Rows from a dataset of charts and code
###
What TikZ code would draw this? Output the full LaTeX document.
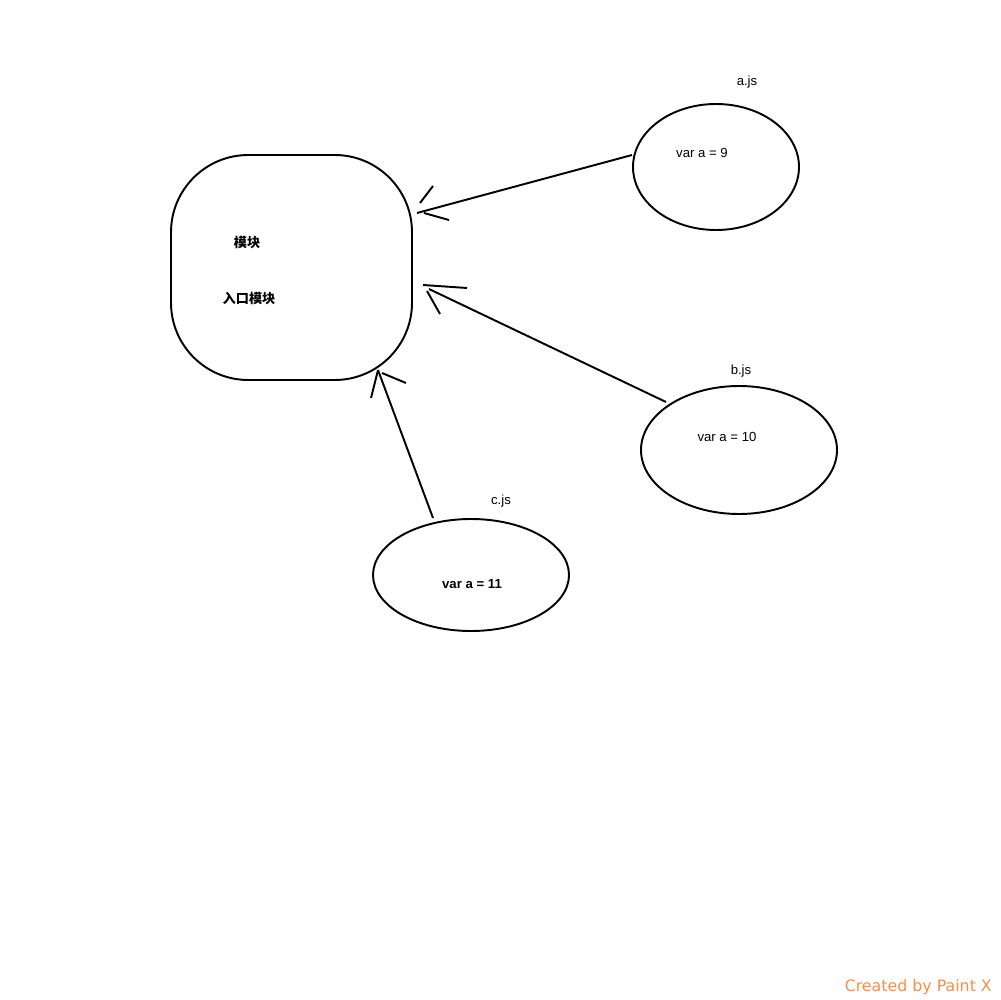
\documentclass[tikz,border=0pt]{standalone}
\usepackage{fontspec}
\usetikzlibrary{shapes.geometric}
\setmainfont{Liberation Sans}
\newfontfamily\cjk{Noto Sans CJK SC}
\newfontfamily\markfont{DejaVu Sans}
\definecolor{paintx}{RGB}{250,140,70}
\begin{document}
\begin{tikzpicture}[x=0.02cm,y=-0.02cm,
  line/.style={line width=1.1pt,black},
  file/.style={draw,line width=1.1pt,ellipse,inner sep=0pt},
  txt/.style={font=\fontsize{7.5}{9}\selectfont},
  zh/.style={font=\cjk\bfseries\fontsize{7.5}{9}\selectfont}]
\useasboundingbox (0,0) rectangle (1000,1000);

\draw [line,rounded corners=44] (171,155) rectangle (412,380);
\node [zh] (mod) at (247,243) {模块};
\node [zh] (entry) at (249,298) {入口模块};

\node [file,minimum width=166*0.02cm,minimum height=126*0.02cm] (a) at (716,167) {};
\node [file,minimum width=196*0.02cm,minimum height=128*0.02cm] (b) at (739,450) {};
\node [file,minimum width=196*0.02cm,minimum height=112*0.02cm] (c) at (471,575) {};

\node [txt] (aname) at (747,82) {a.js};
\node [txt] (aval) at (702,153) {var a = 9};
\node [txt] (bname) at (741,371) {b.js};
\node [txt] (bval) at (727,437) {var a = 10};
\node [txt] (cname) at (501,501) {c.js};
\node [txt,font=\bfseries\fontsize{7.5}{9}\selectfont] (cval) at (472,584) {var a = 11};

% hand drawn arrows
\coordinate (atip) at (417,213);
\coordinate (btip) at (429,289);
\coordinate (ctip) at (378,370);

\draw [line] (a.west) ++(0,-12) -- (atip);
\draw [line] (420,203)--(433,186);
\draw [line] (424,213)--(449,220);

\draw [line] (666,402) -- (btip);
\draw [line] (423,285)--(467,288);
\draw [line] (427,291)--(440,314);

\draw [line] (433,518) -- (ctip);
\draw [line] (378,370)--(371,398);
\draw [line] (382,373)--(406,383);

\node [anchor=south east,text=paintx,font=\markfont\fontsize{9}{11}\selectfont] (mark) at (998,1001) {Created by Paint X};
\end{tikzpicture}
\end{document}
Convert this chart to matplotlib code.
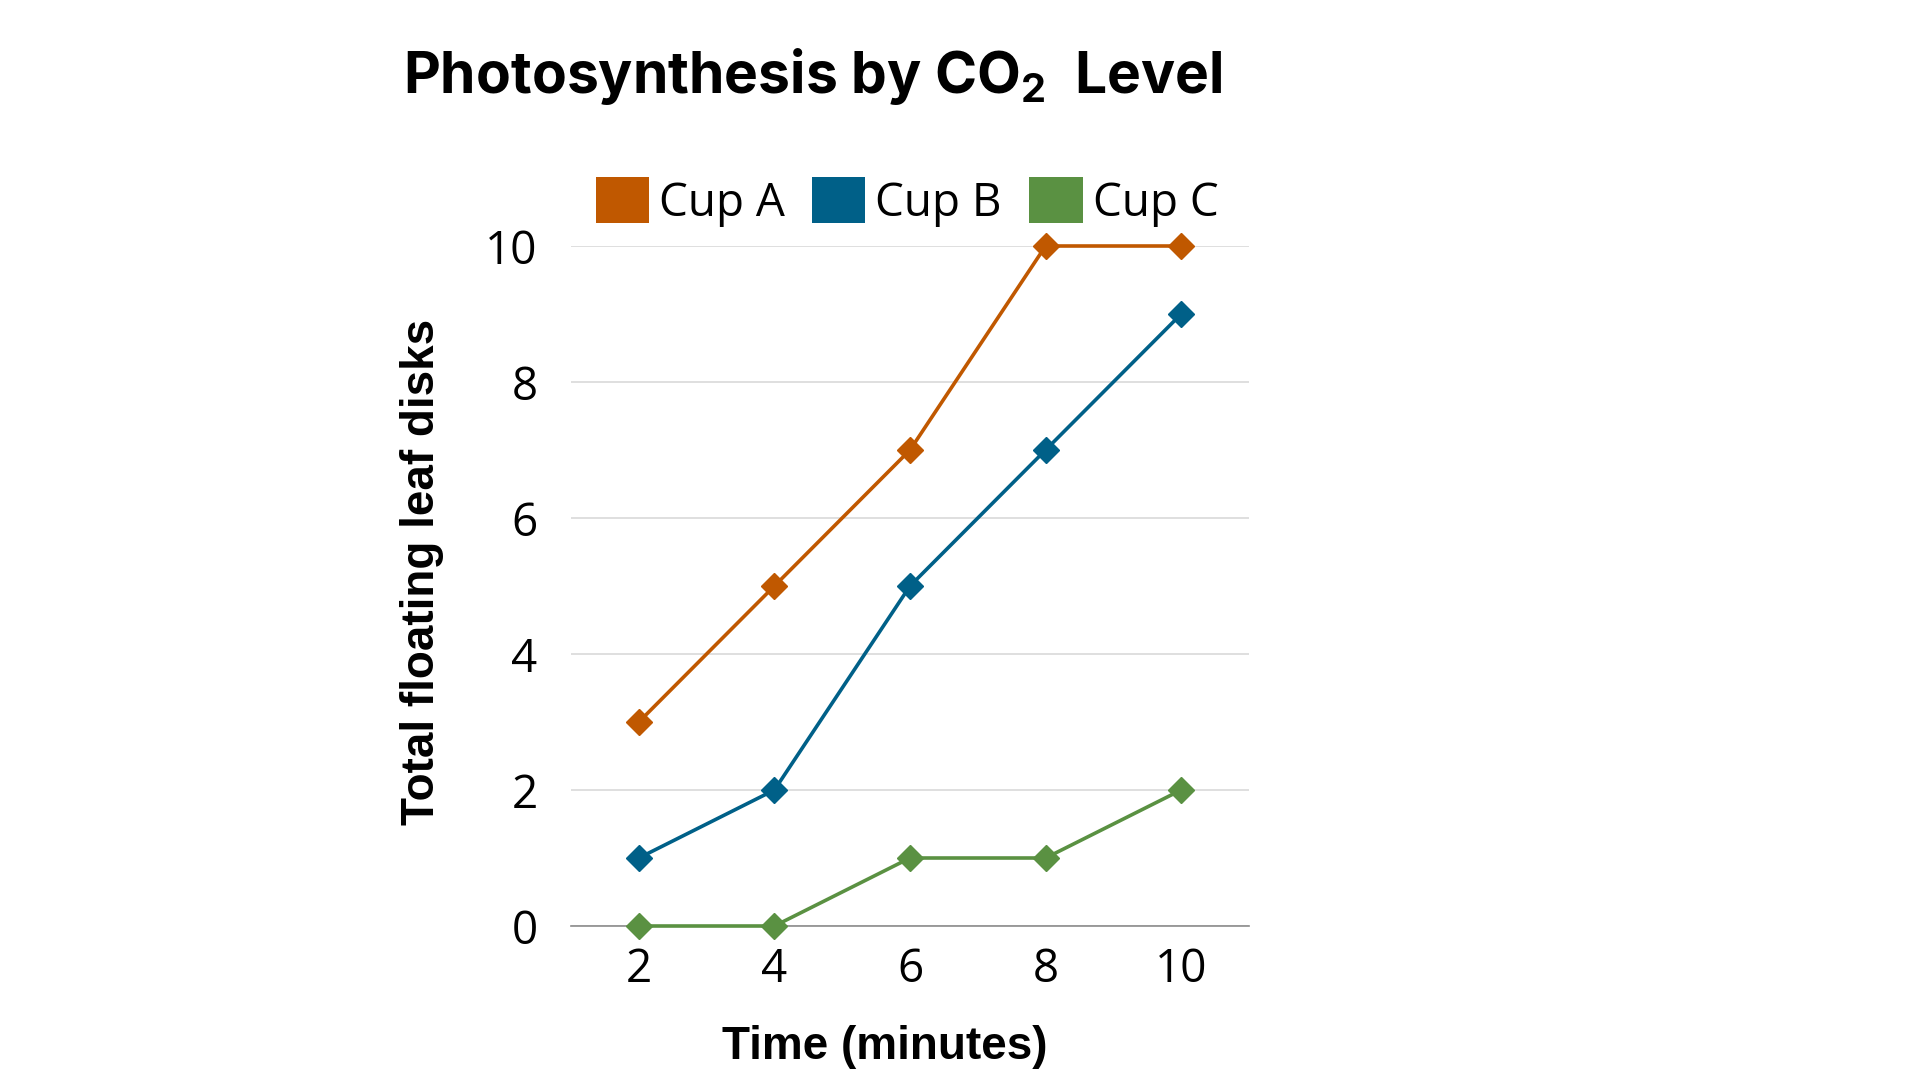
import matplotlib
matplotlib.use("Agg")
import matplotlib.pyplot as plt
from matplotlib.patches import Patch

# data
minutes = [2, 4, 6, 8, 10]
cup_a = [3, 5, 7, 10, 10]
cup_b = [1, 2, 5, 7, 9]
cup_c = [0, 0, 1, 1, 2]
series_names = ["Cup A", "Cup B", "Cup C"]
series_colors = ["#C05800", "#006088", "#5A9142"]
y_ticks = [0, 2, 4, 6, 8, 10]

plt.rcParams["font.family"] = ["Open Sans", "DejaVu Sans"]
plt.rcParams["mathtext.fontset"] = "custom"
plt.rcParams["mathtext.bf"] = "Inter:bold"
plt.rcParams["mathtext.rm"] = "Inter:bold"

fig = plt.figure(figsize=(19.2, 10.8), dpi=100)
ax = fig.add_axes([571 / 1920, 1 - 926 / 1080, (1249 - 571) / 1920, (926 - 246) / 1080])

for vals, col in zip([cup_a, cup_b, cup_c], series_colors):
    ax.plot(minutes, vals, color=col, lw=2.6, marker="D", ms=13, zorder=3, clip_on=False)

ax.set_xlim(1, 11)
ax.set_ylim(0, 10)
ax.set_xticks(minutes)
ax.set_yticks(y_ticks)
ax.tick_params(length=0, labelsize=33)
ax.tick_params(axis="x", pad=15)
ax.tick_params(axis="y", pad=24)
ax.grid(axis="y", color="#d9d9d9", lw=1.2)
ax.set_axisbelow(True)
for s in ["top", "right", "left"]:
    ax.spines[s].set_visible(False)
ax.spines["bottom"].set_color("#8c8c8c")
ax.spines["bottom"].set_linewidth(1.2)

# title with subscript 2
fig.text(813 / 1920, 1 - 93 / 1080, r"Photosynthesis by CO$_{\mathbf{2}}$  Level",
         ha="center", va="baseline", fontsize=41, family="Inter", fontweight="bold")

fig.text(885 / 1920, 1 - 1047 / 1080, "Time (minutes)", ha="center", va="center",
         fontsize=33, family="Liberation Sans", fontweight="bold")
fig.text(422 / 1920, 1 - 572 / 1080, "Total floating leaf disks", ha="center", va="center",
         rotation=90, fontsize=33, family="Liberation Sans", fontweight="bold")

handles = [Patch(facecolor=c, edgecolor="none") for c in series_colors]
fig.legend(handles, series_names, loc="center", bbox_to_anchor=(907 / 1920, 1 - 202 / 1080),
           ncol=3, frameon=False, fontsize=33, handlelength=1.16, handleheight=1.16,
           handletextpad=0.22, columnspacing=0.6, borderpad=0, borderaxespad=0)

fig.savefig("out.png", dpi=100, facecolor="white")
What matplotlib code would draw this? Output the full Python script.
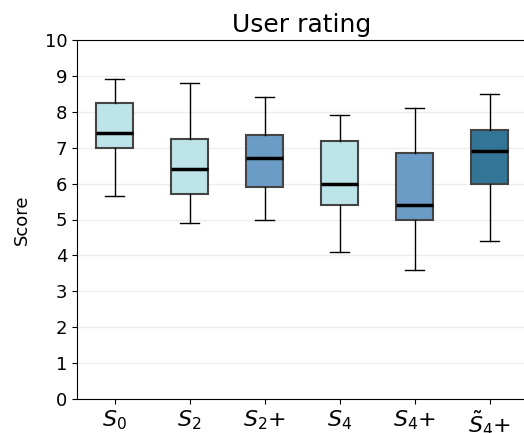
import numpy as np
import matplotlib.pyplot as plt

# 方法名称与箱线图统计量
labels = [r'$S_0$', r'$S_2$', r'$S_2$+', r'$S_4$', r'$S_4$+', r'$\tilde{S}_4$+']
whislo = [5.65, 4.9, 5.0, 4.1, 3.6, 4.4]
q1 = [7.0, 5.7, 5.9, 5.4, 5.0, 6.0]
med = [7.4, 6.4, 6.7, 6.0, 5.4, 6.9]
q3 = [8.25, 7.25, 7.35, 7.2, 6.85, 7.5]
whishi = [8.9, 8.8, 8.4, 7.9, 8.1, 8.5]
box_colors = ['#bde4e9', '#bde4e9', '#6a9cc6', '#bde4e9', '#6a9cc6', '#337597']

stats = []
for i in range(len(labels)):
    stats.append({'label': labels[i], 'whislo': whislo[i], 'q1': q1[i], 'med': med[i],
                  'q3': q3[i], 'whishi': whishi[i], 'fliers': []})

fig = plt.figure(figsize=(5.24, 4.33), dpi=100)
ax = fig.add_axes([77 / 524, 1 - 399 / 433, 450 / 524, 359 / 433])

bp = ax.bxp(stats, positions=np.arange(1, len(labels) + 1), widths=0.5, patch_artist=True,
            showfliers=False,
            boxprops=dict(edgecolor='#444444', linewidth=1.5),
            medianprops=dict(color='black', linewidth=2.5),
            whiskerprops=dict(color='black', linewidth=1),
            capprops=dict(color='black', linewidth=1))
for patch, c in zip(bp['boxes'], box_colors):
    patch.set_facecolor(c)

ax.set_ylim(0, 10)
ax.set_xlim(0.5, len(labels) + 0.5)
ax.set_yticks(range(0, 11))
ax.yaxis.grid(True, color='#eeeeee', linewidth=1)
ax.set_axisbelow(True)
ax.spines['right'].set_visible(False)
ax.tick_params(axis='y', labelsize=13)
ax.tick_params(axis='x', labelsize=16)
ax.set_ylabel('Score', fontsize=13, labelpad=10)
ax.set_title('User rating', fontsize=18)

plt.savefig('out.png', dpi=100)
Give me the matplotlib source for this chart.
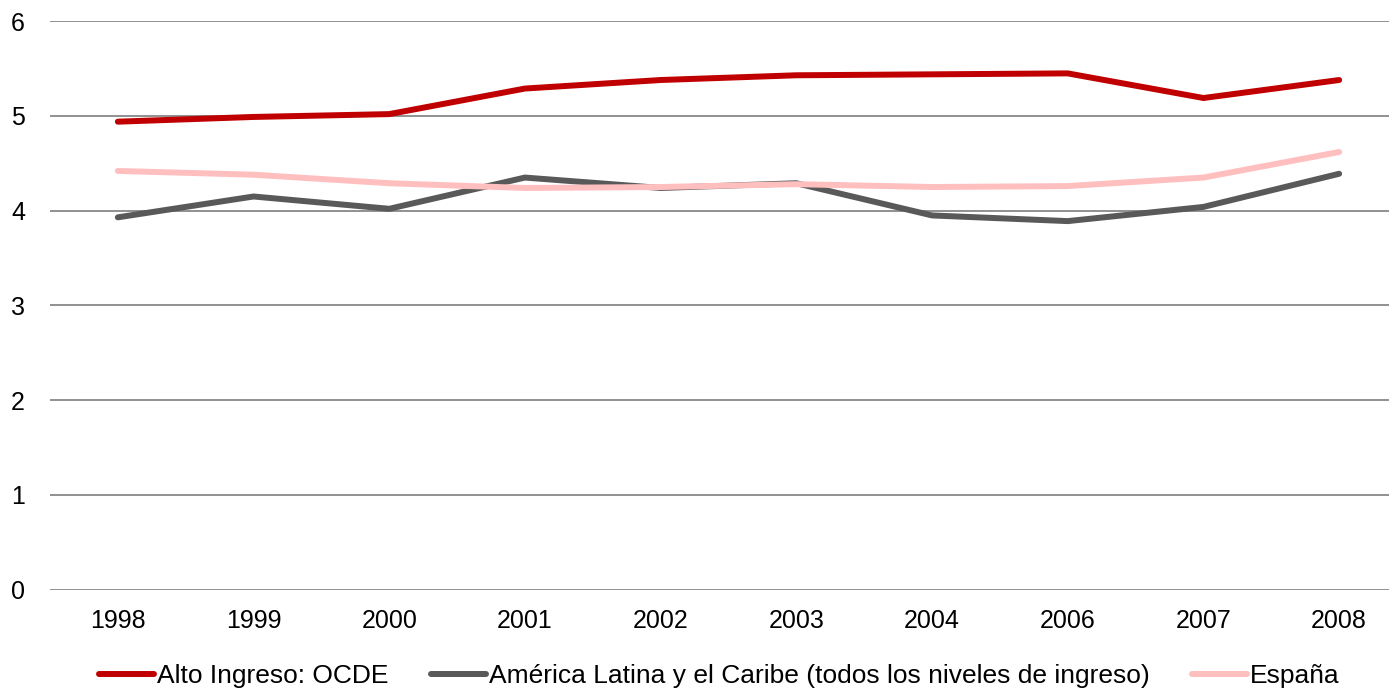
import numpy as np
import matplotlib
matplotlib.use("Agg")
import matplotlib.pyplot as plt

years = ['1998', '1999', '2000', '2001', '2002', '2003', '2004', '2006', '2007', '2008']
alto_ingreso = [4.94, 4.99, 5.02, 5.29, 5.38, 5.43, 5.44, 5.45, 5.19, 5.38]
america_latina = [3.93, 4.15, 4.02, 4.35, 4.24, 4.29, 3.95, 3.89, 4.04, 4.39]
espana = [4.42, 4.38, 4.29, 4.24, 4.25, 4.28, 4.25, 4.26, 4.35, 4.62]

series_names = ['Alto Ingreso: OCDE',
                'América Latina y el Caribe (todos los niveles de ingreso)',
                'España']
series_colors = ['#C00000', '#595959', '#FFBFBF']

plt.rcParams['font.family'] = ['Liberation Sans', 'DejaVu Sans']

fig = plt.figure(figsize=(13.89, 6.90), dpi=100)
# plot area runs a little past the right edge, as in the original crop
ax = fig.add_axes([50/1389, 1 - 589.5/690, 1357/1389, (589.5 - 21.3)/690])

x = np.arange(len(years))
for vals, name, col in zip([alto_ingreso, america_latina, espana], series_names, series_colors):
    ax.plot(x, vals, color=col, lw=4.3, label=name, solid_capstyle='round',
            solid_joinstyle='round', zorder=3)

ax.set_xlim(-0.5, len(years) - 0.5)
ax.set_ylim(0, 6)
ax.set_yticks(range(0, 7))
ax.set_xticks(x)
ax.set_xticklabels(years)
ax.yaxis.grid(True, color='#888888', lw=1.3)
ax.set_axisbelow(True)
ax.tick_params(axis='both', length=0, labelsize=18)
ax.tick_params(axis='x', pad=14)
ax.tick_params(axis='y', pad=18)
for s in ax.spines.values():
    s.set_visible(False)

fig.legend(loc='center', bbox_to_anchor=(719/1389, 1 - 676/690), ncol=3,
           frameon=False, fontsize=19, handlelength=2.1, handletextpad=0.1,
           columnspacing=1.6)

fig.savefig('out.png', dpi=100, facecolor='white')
###
Request |
Your task is to retype exactly the lines from the one containing "Give me the matplotlib source for this chart." through the one containing "series_colors = ['#C00000', '#595959', '#FFBFBF']", leaving every picture out.

Task output |
Give me the matplotlib source for this chart.
import numpy as np
import matplotlib
matplotlib.use("Agg")
import matplotlib.pyplot as plt

years = ['1998', '1999', '2000', '2001', '2002', '2003', '2004', '2006', '2007', '2008']
alto_ingreso = [4.94, 4.99, 5.02, 5.29, 5.38, 5.43, 5.44, 5.45, 5.19, 5.38]
america_latina = [3.93, 4.15, 4.02, 4.35, 4.24, 4.29, 3.95, 3.89, 4.04, 4.39]
espana = [4.42, 4.38, 4.29, 4.24, 4.25, 4.28, 4.25, 4.26, 4.35, 4.62]

series_names = ['Alto Ingreso: OCDE',
                'América Latina y el Caribe (todos los niveles de ingreso)',
                'España']
series_colors = ['#C00000', '#595959', '#FFBFBF']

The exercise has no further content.